Ancient Chinese curse: “May you live in interesting times”.
And so, Lord Justice Jackson has published his recommendations for extending fixed fees. The key proposals for extending fixed recoverable costs (“FRC”) to all fast-track cases, and a significant increase in fixed fees for the majority of claims with a value of up to £100,000, are no great surprise.
In more detail, he proposes:
- All recoverable costs in the fast track should be fixed, the figures should be reviewed every three years.
- A new ‘intermediate’ track with a streamlined procedure should be created for monetary relief cases above the fast track, which are of modest complexity and up to a value of £100,000.
- There should be a grid of FRC for intermediate track cases, the figures should be reviewed every three years.
- There should be FRC for (a) applications to approve settlements for children and protected parties and (b) costs only proceedings, in respect of intermediate track cases.
- Save as set out in recommendation (iv), Part 8 claims should be excluded from the proposed FRC regime.
- The Civil Justice Council should, in conjunction with the Department of Health, set up a working party to develop a bespoke process for clinical negligence claims up to £25,000, together with a grid of FRC for such cases.
- There should be a voluntary pilot of capped recoverable costs, in conjunction with streamlined procedures, for business and property cases with a value up to £250,000. If the pilot is successful, such a regime should be made available at the judge’s discretion for any suitable case in the Business and Property Courts or the Business and Property Lists of the County Court.
- For FRC cases, where a defendant fails to beat a claimant’s Part 36 offer, instead of indemnity costs applying in place of FRC, the claimant should be awarded a 30% or 40% uplift on costs. (This is what I suggested, although with a different level of uplift, 18 months ago.)

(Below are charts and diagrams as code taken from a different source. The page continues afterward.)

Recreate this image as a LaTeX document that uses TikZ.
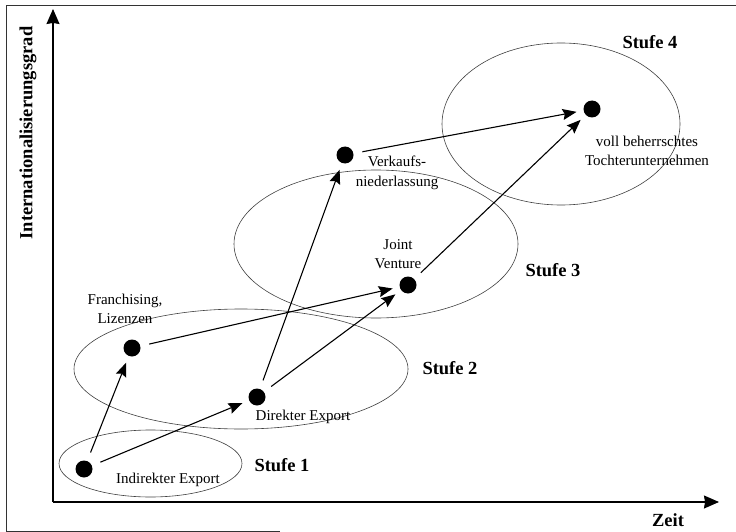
\documentclass[tikz,border=0pt]{standalone}
\usepackage{fontspec}
\setmainfont{Liberation Serif}
\usetikzlibrary{arrows.meta}
\begin{document}
\begin{tikzpicture}[x=1pt,y=-1pt,
 dot/.style={circle,fill=black,inner sep=0pt,minimum size=17pt},
 lbl/.style={font=\fontsize{15}{19.5}\selectfont,align=center,inner sep=0pt},
 stage/.style={font=\fontsize{18.5}{22}\selectfont\bfseries,inner sep=0pt},
 zone/.style={draw=black!75,line width=0.6pt},
 flow/.style={line width=1.1pt,-{Stealth[length=14pt,width=11pt,inset=2pt]},shorten <=9pt,shorten >=7pt},
 axis/.style={line width=1.1pt,-{Stealth[length=15pt,width=13pt,inset=1pt]}},
 frame/.style={line width=0.8pt,draw=black!80}]
\useasboundingbox (0,0) rectangle (736,532);
% scan frame
\draw[frame] (736,5) -- (6,5) -- (6,531) -- (280,531);
% axes
\coordinate (O) at (53,502);
\coordinate (ytop) at (53,9);
\coordinate (xend) at (719,502);
\draw[axis] (O) -- (ytop);
\draw[axis] (O) -- (xend);
\node[stage,rotate=90] (ylab) at (28,133) {Internationalisierungsgrad};
\node[stage] (zeit) at (668,520) {Zeit};
% stage ellipses
\draw[zone] (150.5,463.5) ellipse [x radius=91.5, y radius=33.5];
\draw[zone] (241,369) ellipse [x radius=167, y radius=60];
\draw[zone] (376,244) ellipse [x radius=142, y radius=74];
\draw[zone] (561,124) ellipse [x radius=119, y radius=81];
\node[stage] (s1) at (282,465) {Stufe 1};
\node[stage] (s2) at (450,368) {Stufe 2};
\node[stage] (s3) at (553,270) {Stufe 3};
\node[stage] (s4) at (650,42) {Stufe 4};
% dots
\node[dot] (I) at (84,469) {};
\node[dot] (F) at (132,348) {};
\node[dot] (D) at (257,397) {};
\node[dot] (J) at (408,285) {};
\node[dot] (V) at (345,155) {};
\node[dot] (T) at (592,109) {};
% labels
\node[lbl] (lI) at (168,480) {Indirekter Export};
\node[lbl] (lF) at (125,309) {Franchising,\\Lizenzen};
\node[lbl] (lD) at (303,417) {Direkter Export};
\node[lbl] (lJ) at (398,254) {Joint\\Venture};
\node[lbl] (lV) at (397,173) {Verkaufs-\\niederlassung};
\node[lbl] (lT) at (647,151) {voll beherrschtes\\Tochterunternehmen};
% flows
\draw[flow] (I) -- (F);
\draw[flow] (I) -- (D);
\draw[flow] (F) -- (J);
\draw[flow] (D) -- (V);
\draw[flow] (D) -- (J);
\draw[flow] (V) -- (T);
\draw[flow] (J) -- (T);
\end{tikzpicture}
\end{document}
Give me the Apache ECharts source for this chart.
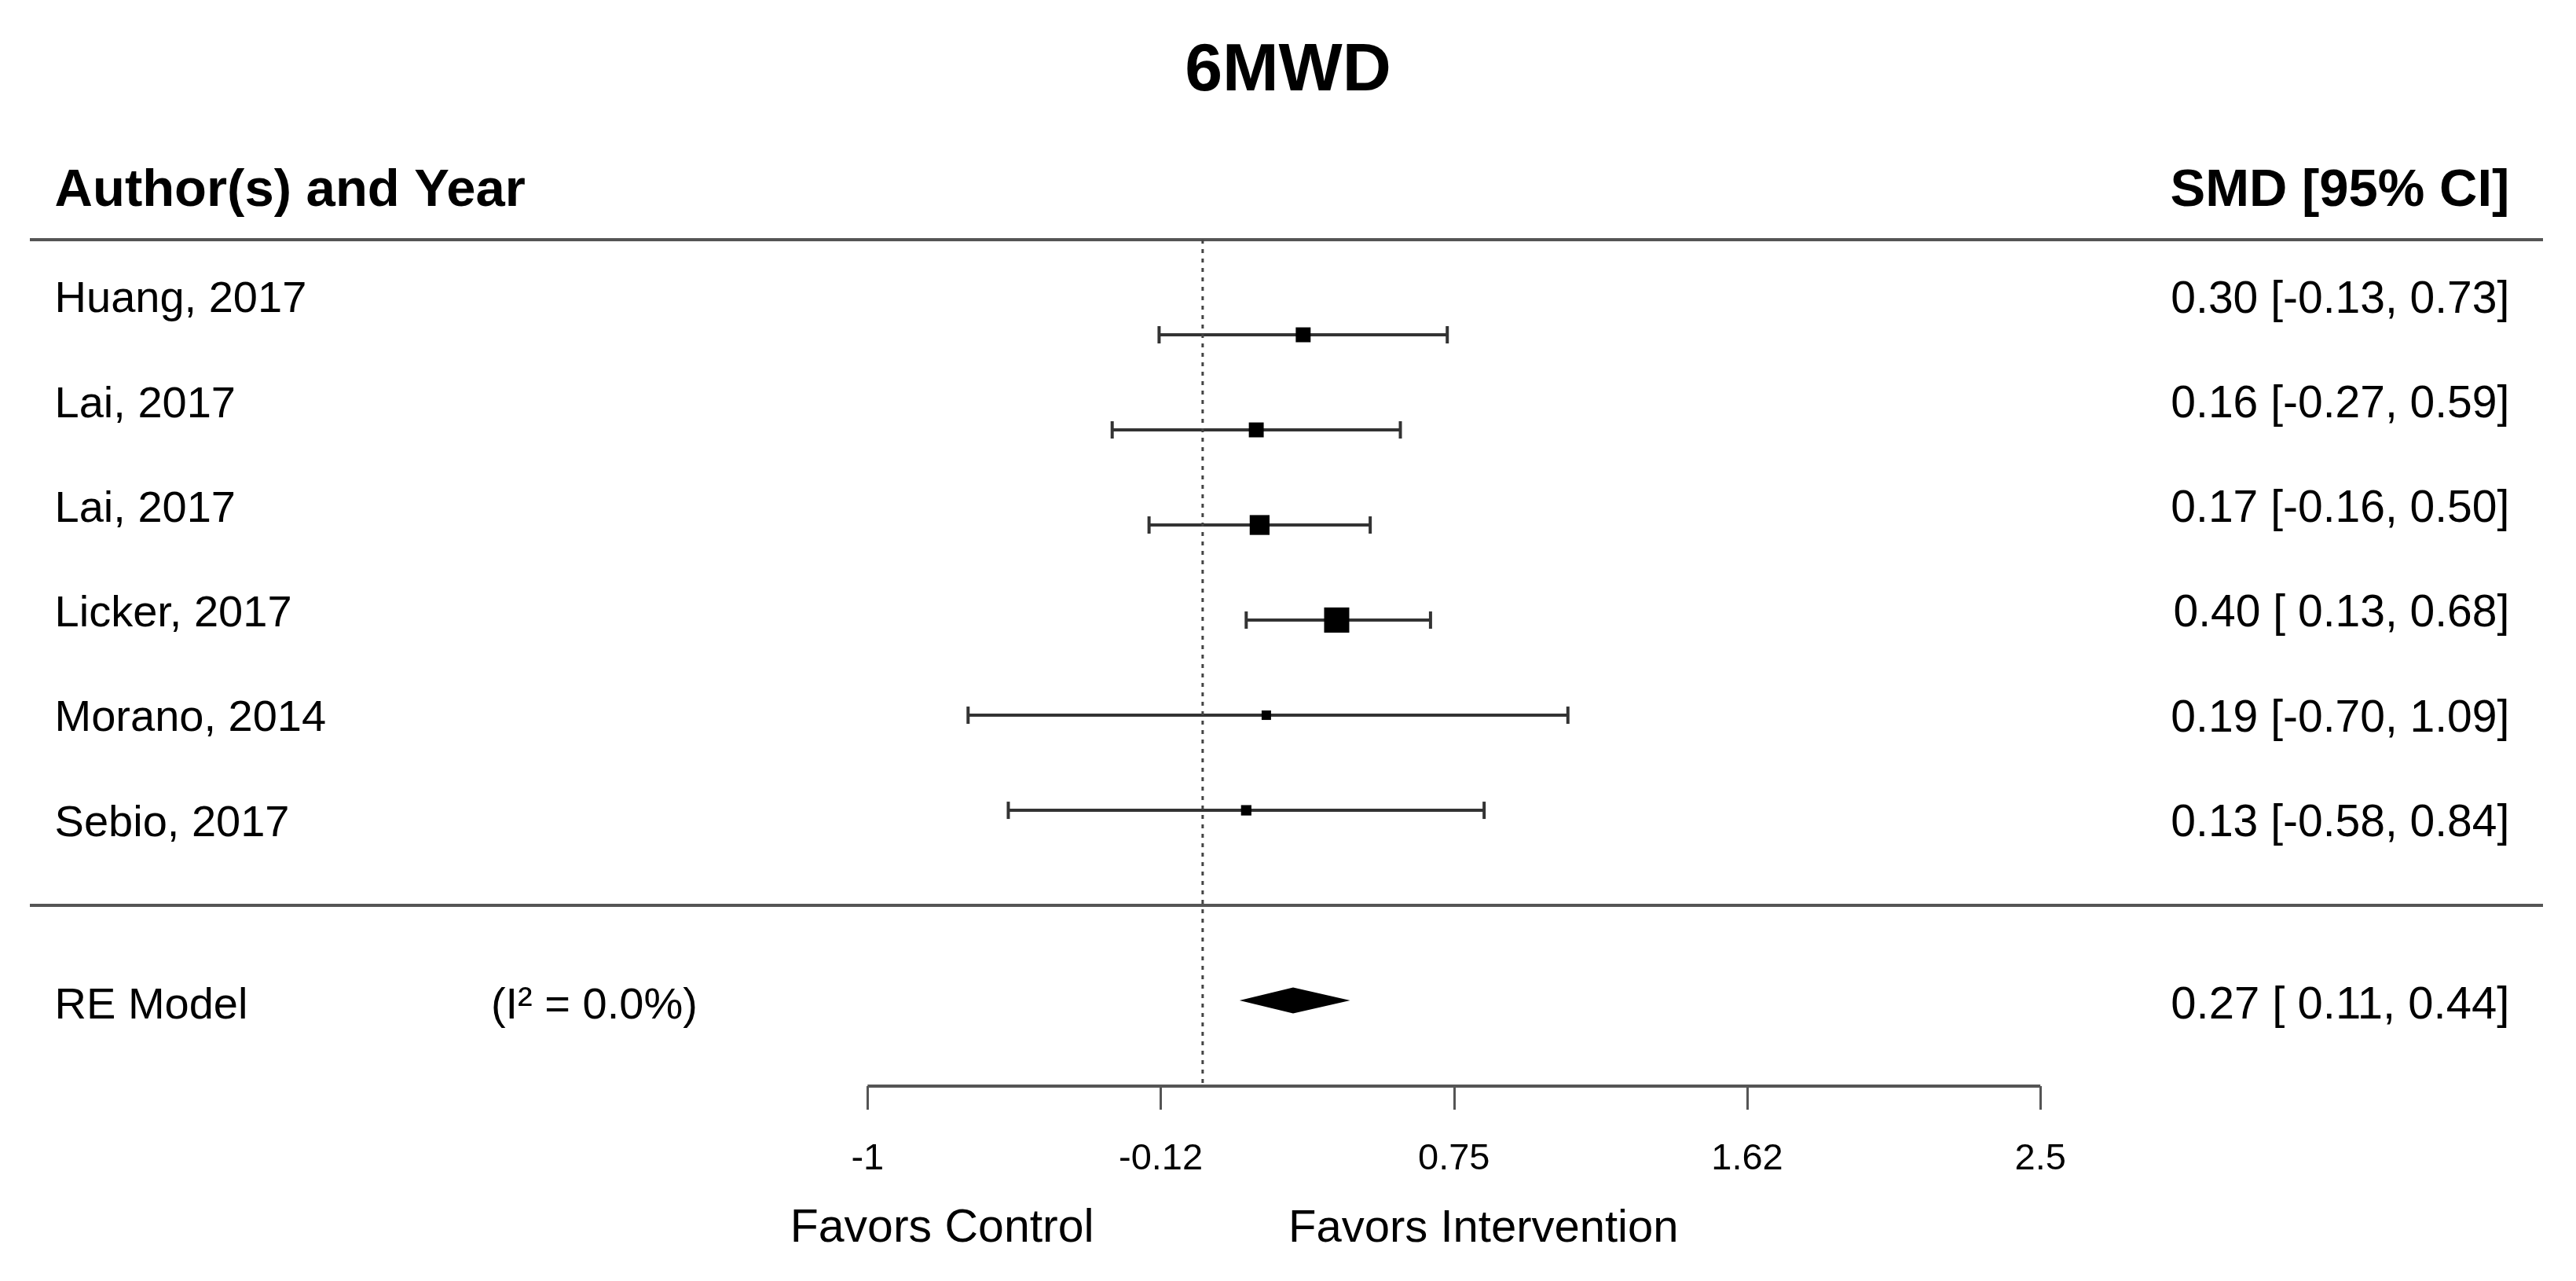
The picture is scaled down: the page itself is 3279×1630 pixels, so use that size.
<!doctype html>
<html>
<head>
<meta charset="utf-8">
<script src="https://cdn.jsdelivr.net/npm/echarts@6/dist/echarts.min.js"></script>
<style>
  html, body { margin: 0; padding: 0; background: #fff; }
  #main { width: 3279px; height: 1630px; }
</style>
</head>
<body>
<div id="main"></div>
<script>
// forest plot data
var studies = ['Huang, 2017', 'Lai, 2017', 'Lai, 2017', 'Licker, 2017', 'Morano, 2014', 'Sebio, 2017'];
var smd    = [0.30, 0.16, 0.17, 0.40, 0.19, 0.13];
var ciLow  = [-0.13, -0.27, -0.16, 0.13, -0.70, -0.58];
var ciHigh = [0.73, 0.59, 0.50, 0.68, 1.09, 0.84];
var pooledEst = 0.27, pooledLow = 0.11, pooledHigh = 0.44;
var i2Text = '0.0%';
var tickValues = [-1, -0.125, 0.75, 1.625, 2.5];
var tickLabels = ['-1', '-0.12', '0.75', '1.62', '2.5'];

var FONT = 'Liberation Sans, Arial, sans-serif';
var k = studies.length;
var xMin = -3.5, xMax = 4;
var axisY = 8.9;

// weights from CI width -> square size (like metafor psize)
var w = studies.map(function (s, i) { var d = ciHigh[i] - ciLow[i]; return 1 / (d * d); });
var wMin = Math.min.apply(null, w), wMax = Math.max.apply(null, w);
var psize = w.map(function (v) { return 20 * (0.5 + (v - wMin) / (wMax - wMin)) + 2; });

function fmtLow(v) { return (v < 0 ? '' : ' ') + v.toFixed(2); }
function ciText(e, lo, hi) { return e.toFixed(2) + ' [' + fmtLow(lo) + ', ' + hi.toFixed(2) + ']'; }

// text rows (sit a bit off the marker rows, as in the picture)
function textRow(i) { return 0.636 + 1.101 * i; }

var texts = [];
texts.push({ x: -3.426, y: -0.51, t: 'Author(s) and Year', align: 'left', size: 67, bold: true });
texts.push({ x: 3.9, y: -0.51, t: 'SMD [95% CI]', align: 'right', size: 67, bold: true });
studies.forEach(function (s, i) {
  texts.push({ x: -3.426, y: textRow(i), t: s, align: 'left', size: 56 });
  texts.push({ x: 3.9, y: textRow(i), t: ciText(smd[i], ciLow[i], ciHigh[i]), align: 'right', size: 57 });
});
texts.push({ x: -3.426, y: 8.06, t: 'RE Model', align: 'left', size: 56 });
texts.push({ x: -2.124, y: 8.06, t: '(I\u00B2 = ' + i2Text + ')', align: 'left', size: 56 });
texts.push({ x: 3.9, y: 8.06, t: ciText(pooledEst, pooledLow, pooledHigh), align: 'right', size: 58 });
texts.push({ x: -0.324, y: 10.4, t: 'Favors Control', align: 'right', size: 59 });
texts.push({ x: 0.256, y: 10.4, t: 'Favors Intervention', align: 'left', size: 58 });

var lineCol = '#555';

var myChart = echarts.init(document.getElementById('main'));
var option = {
  backgroundColor: '#fff',
  animation: false,
  title: {
    text: '6MWD',
    left: 'center',
    top: 43,
    textStyle: { fontSize: 86, fontWeight: 'bold', fontFamily: FONT, color: '#000' }
  },
  grid: { left: 38, right: 42, top: 305, bottom: 248 },
  xAxis: {
    type: 'value',
    position: 'bottom',
    min: xMin,
    max: xMax,
    axisLine: { show: false, onZero: false },
    splitLine: { show: false },
    axisTick: {
      show: true,
      customValues: tickValues,
      length: 30,
      lineStyle: { color: lineCol, width: 3 }
    },
    axisLabel: {
      customValues: tickValues,
      margin: 70,
      fontSize: 47,
      fontFamily: FONT,
      color: '#000',
      formatter: function (v) {
        var best = 0;
        for (var i = 1; i < tickValues.length; i++) {
          if (Math.abs(tickValues[i] - v) < Math.abs(tickValues[best] - v)) best = i;
        }
        return tickLabels[best];
      }
    }
  },
  yAxis: { type: 'value', min: 0, max: axisY, inverse: true, show: false },
  series: [
    { // header rule
      type: 'line', data: [[xMin, 0], [xMax, 0]], symbol: 'none', clip: false, silent: true,
      lineStyle: { color: lineCol, width: 4 }
    },
    { // separator above summary
      type: 'line', data: [[xMin, k + 1], [xMax, k + 1]], symbol: 'none', clip: false, silent: true,
      lineStyle: { color: lineCol, width: 4 }
    },
    { // x axis line
      type: 'line', data: [[tickValues[0], axisY], [tickValues[tickValues.length - 1], axisY]],
      symbol: 'none', clip: false, silent: true,
      lineStyle: { color: lineCol, width: 4 }
    },
    { // reference line at 0
      type: 'line', data: [[0, 0], [0, axisY]], symbol: 'none', clip: false, silent: true,
      lineStyle: { color: '#444', width: 3, type: [5, 7] }
    },
    { // study estimates with CI
      type: 'custom',
      clip: false,
      data: studies.map(function (s, i) { return [smd[i], ciLow[i], ciHigh[i], i + 1]; }),
      encode: { x: [0, 1, 2], y: 3 },
      renderItem: function (params, api) {
        var y = api.value(3);
        var c = api.coord([api.value(0), y]);
        var lo = api.coord([api.value(1), y]);
        var hi = api.coord([api.value(2), y]);
        var s = psize[params.dataIndex];
        var st = { stroke: '#333', lineWidth: 4 };
        return {
          type: 'group',
          children: [
            { type: 'line', shape: { x1: lo[0], y1: lo[1], x2: hi[0], y2: hi[1] }, style: st },
            { type: 'line', shape: { x1: lo[0], y1: lo[1] - 11, x2: lo[0], y2: lo[1] + 11 }, style: st },
            { type: 'line', shape: { x1: hi[0], y1: hi[1] - 11, x2: hi[0], y2: hi[1] + 11 }, style: st },
            { type: 'rect', shape: { x: c[0] - s / 2, y: c[1] - s / 2, width: s, height: s }, style: { fill: '#000' } }
          ]
        };
      }
    },
    { // pooled diamond
      type: 'custom',
      clip: false,
      data: [[pooledEst, pooledLow, pooledHigh, k + 2]],
      encode: { x: [0, 1, 2], y: 3 },
      renderItem: function (params, api) {
        var y = api.value(3);
        var c = api.coord([api.value(0), y]);
        var lo = api.coord([api.value(1), y]);
        var hi = api.coord([api.value(2), y]);
        var h = 16.5;
        return {
          type: 'polygon',
          shape: { points: [[lo[0], c[1]], [c[0], c[1] - h], [hi[0], c[1]], [c[0], c[1] + h]] },
          style: { fill: '#000' }
        };
      }
    },
    { // all the table text
      type: 'custom',
      clip: false,
      silent: true,
      data: texts.map(function (t) { return [t.x, t.y]; }),
      encode: { x: 0, y: 1 },
      renderItem: function (params, api) {
        var t = texts[params.dataIndex];
        var p = api.coord([api.value(0), api.value(1)]);
        return {
          type: 'text',
          style: {
            text: t.t, x: p[0], y: p[1],
            fill: '#000',
            fontSize: t.size,
            fontFamily: FONT,
            fontWeight: t.bold ? 'bold' : 'normal',
            align: t.align,
            verticalAlign: 'middle'
          }
        };
      }
    }
  ]
};
myChart.setOption(option);
</script>
</body>
</html>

- A mediated agreement has been reached as to a new claims process for NIHL claims, with corresponding FRC, and this is endorsed.
- The Aarhus Rules should be adapted and extended to all judicial review claims.
- Costs management should be introduced, at the discretion of the judge, in ‘heavy’ judicial review claims.
Once the new reforms have bedded in, it is proposed that further consideration should be given to further extensions of fixed fees for other cases. It is proposed that this review should be after four years.
In relation to fast-track matters, they should be placed into four bands of complexity, band 1 being the least complex and band 4 the most:
- Band 1: RTA non-personal injury, defended debt cases;
- Band 2: RTA personal injury (within protocol), holiday sickness claims;
- Band 3: RTA personal injury (outside protocol), employers’ liability accident, public liability, tracked possession claims, housing disrepair, other money claims; and
- Band 4: Employers’ liability disease claims (other than noise-induced hearing loss, which is set to have its own dedicated FRC scheme), any particularly complex tracked possession claims or housing disrepair claims, property disputes, professional negligence claims and other claims at the top end of the fast-track.
The criteria to qualify for the new intermediate track would be:
- The case is not suitable for the small claims track or the fast-track;
- The claim is for debt, damages or other monetary relief, no higher than £100,000;
- If the case is managed proportionately, the trial will not last longer than three days;
- There will be no more than two expert witnesses giving oral evidence for each party;
- The case can be justly and proportionately managed under a new expedited procedure;
- There are no wider factors, such as reputation or public importance, which make the case inappropriate for the intermediate track;
- The claim is not for mesothelioma or other asbestos-related lung diseases;
- Alternatively, if the above do not apply, where there are particular reasons to assign the case to the intermediate track.
When will all this happen?
Firstly, it would need government approval and then go out for public consultation. Then the relevant Civil Procedure Rules would need to be re-written. There is no realistic prospect of this all happening by October 2017. April 2018 also looks optimistic. We are probably therefore looking at October 2018. In response to questions, Jackson indicated that the goalposts should not be moved mid-litigation. I would therefore anticipate that the trigger-date will be the date of issue (ie all claims issued on or after 1 October 2018).